### [AIM OF THE TASK]
All lines from the beginning of the listing through the line with "from matplotlib.colors import to_rgb" are to be copied word for word; the pictures are not.
— START OF RECORDED DATA —
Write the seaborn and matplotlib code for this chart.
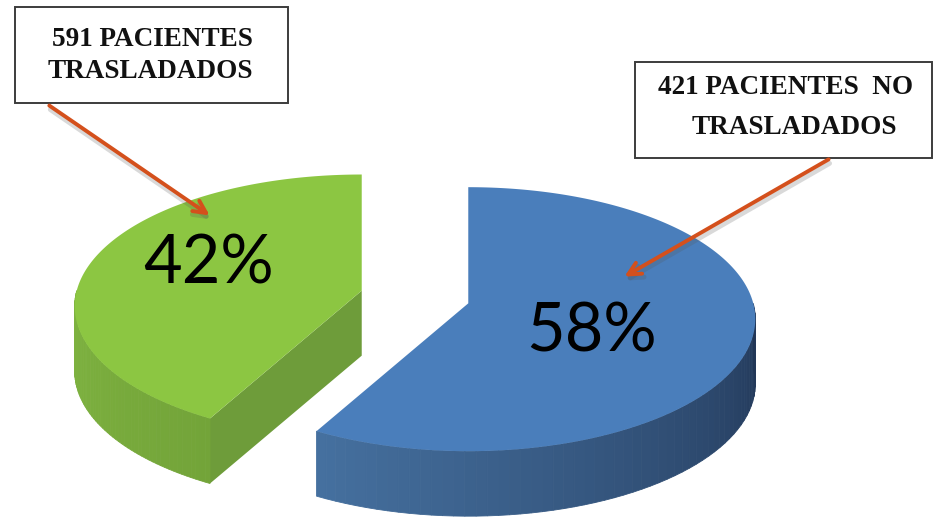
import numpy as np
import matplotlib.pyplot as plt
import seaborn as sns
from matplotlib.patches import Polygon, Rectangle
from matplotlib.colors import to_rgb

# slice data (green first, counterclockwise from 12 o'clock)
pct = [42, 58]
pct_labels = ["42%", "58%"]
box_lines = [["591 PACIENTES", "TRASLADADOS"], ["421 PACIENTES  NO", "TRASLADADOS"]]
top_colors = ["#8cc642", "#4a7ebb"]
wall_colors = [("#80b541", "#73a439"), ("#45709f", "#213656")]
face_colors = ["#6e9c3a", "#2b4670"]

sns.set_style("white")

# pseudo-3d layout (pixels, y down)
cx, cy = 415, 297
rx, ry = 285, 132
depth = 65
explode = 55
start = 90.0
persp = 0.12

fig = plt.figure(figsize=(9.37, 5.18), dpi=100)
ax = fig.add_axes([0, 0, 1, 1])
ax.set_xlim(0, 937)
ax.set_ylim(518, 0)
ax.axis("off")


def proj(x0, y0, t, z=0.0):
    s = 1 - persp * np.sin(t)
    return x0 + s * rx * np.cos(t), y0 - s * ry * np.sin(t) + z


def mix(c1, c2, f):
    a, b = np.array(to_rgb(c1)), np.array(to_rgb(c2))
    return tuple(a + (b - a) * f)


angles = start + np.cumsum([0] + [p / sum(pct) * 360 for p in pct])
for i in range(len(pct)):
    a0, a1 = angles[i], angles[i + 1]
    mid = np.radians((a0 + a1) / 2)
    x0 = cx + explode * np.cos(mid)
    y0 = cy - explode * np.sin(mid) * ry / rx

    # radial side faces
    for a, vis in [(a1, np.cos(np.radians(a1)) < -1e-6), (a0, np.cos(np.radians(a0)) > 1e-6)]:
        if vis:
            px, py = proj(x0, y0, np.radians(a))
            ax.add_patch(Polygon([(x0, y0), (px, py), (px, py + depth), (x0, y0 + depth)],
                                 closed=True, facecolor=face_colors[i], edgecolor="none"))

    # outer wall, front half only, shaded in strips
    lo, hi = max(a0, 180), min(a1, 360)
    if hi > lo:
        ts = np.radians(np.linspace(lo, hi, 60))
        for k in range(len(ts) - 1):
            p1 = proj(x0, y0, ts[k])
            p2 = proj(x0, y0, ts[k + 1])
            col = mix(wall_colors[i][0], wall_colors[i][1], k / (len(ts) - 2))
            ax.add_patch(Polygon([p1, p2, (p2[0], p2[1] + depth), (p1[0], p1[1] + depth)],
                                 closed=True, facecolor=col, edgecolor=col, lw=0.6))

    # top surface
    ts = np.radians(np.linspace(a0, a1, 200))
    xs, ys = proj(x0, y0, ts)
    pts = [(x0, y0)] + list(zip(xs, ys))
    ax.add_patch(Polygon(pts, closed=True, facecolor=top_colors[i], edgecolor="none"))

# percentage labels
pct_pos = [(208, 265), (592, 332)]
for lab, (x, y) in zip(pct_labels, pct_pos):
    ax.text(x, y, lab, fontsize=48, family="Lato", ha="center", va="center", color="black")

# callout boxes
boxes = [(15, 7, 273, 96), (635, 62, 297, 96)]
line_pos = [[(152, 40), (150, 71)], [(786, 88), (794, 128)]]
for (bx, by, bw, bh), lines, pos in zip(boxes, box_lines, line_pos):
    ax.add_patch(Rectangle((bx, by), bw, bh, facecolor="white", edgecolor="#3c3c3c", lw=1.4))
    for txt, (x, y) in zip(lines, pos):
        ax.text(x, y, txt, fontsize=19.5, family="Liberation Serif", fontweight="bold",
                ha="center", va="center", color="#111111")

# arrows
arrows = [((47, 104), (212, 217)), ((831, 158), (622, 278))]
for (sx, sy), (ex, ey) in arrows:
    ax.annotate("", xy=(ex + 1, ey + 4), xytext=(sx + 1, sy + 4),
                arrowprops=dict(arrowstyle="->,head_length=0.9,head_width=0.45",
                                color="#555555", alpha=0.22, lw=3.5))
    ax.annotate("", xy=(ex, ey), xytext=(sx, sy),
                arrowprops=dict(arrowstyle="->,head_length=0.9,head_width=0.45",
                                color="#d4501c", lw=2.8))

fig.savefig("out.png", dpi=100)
— END OF RECORDED DATA —
### [REPLY TO THE TASK]
Write the seaborn and matplotlib code for this chart.
import numpy as np
import matplotlib.pyplot as plt
import seaborn as sns
from matplotlib.patches import Polygon, Rectangle
from matplotlib.colors import to_rgb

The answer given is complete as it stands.